Il principio secondo cui le ragioni poste a base dell'atto impositivo segnano i confini del processo tributario, che è un giudizio d'impugnazione dell'atto, sì che l'ufficio finanziario non può porre a base della propria pretesa ragioni diverse e modificare nel corso del giudizio la motivazione dell'atto, non esclude il potere del giudice di qualificare autonomamente la fattispecie posta a fondamento della pretesa fiscale, né l'esercizio di poteri cognitori d'ufficio, non potendo ritenersi che i poteri del giudice tributario siano più limitati di quelli esercitabili in qualunque processo d'impugnazione di atti autoritativi, quale quello amministrativo di legittimità. (Nella fattispecie, l'Amministrazione finanziaria aveva dedotto, in sede di legittimità, la simulazione di un'operazione consistente nell'acquisto e nella rivendita di azioni da parte di una società ad un fondo comune d'investimento, al fine di eludere il regime fiscale previsto dall'art. 9 della legge 23 marzo 1983, n. 77 per i redditi delle partecipazioni azionarie possedute dai fondi comuni: in applicazione dell'enunciato principio, la S.C. ha ritenuto che tale tesi non costituisse un tema d'indagine precluso dal fatto che la pretesa fiscale, sostenuta nell'avviso di accertamento, fosse fondata sulla qualificazione della fattispecie come procedimento negoziale indiretto, ma reale, utilizzato in funzione elusiva dell'imposta sul reddito). (cassa e decide nel merito, Comm. Trib. Reg. Milano, 13 Dicembre 2000).

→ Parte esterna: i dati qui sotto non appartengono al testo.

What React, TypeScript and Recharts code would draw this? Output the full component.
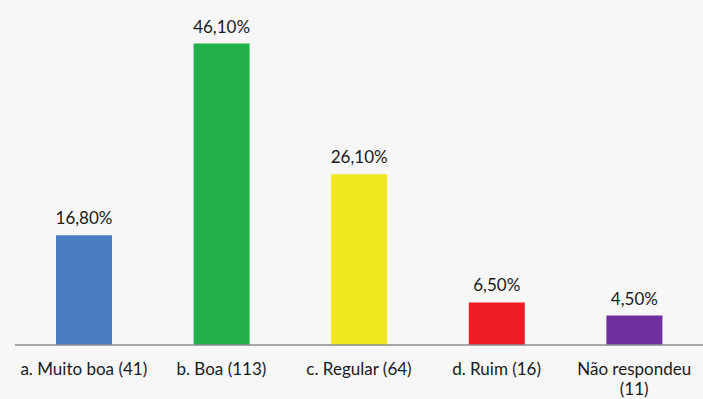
import { BarChart, Bar, XAxis, YAxis, Cell, LabelList } from 'recharts'

const categories = ['a. Muito boa (41)', 'b. Boa (113)', 'c. Regular (64)', 'd. Ruim (16)', 'Não respondeu\n(11)']
const percentages = [16.8, 46.1, 26.1, 6.5, 4.5]
const barColors = ['#4a7dbf', '#22b04c', '#f0e81c', '#ed1c24', '#6f2f9f']

const data = categories.map((name, i) => ({ name, value: percentages[i] }))

const FONT = 'Lato, "Open Sans", sans-serif'

const formatPercent = (v: number) => `${v.toFixed(2).replace('.', ',')}%`

// category labels can break onto a second line with '\n'
const CategoryTick = (props: any) => {
  const { x, y, payload } = props
  const lines = String(payload.value).split('\n')
  return (
    <text x={x} y={y} textAnchor="middle" fill="#1a1a1a" fontSize={17} fontFamily={FONT}>
      {lines.map((line, i) => (
        <tspan key={i} x={x} dy={i === 0 ? 22 : 20}>
          {line}
        </tspan>
      ))}
    </text>
  )
}

export default function App() {
  return (
    <div style={{ position: 'fixed', top: 0, left: 0, width: 703, height: 399, background: '#f7f7f7' }}>
      <BarChart
        width={703}
        height={399}
        data={data}
        margin={{ top: 18, right: 0, bottom: 24, left: 15 }}
        barCategoryGap={41}
      >
        <XAxis
          dataKey="name"
          tickLine={false}
          axisLine={{ stroke: '#8c8c8c', strokeWidth: 1.5 }}
          tick={<CategoryTick />}
          interval={0}
        />
        <YAxis hide domain={[0, 50]} />
        <Bar dataKey="value" isAnimationActive={false}>
          {data.map((entry, i) => (
            <Cell key={entry.name} fill={barColors[i]} />
          ))}
          <LabelList
            dataKey="value"
            position="top"
            offset={11}
            formatter={(v: any) => formatPercent(Number(v))}
            fill="#1a1a1a"
            fontSize={17}
            fontFamily={FONT}
          />
        </Bar>
      </BarChart>
    </div>
  )
}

Pur essendo un atto di natura sostanziale e non processuale, in quanto esprime in modo autoritativo la pretesa fiscale nei confronti del contribuente, l'avviso di accertamento contiene l'enunciazione della posizione processuale dell'Amministrazione finanziaria, la quale non può determinarsi in modo difforme da quanto espresso nell'accertamento, e può quindi costituire oggetto di esame diretto da parte del giudice di legittimità, unitamente agli altri atti di causa, ai fini dell'individuazione dell'oggetto del giudizio, ed in particolare della verifica in ordine all'osservanza del principio di corrispondenza tra il chiesto ed il pronunciato. (cassa e decide nel merito, Comm. Trib. Reg. Milano, 13 Dicembre 2000).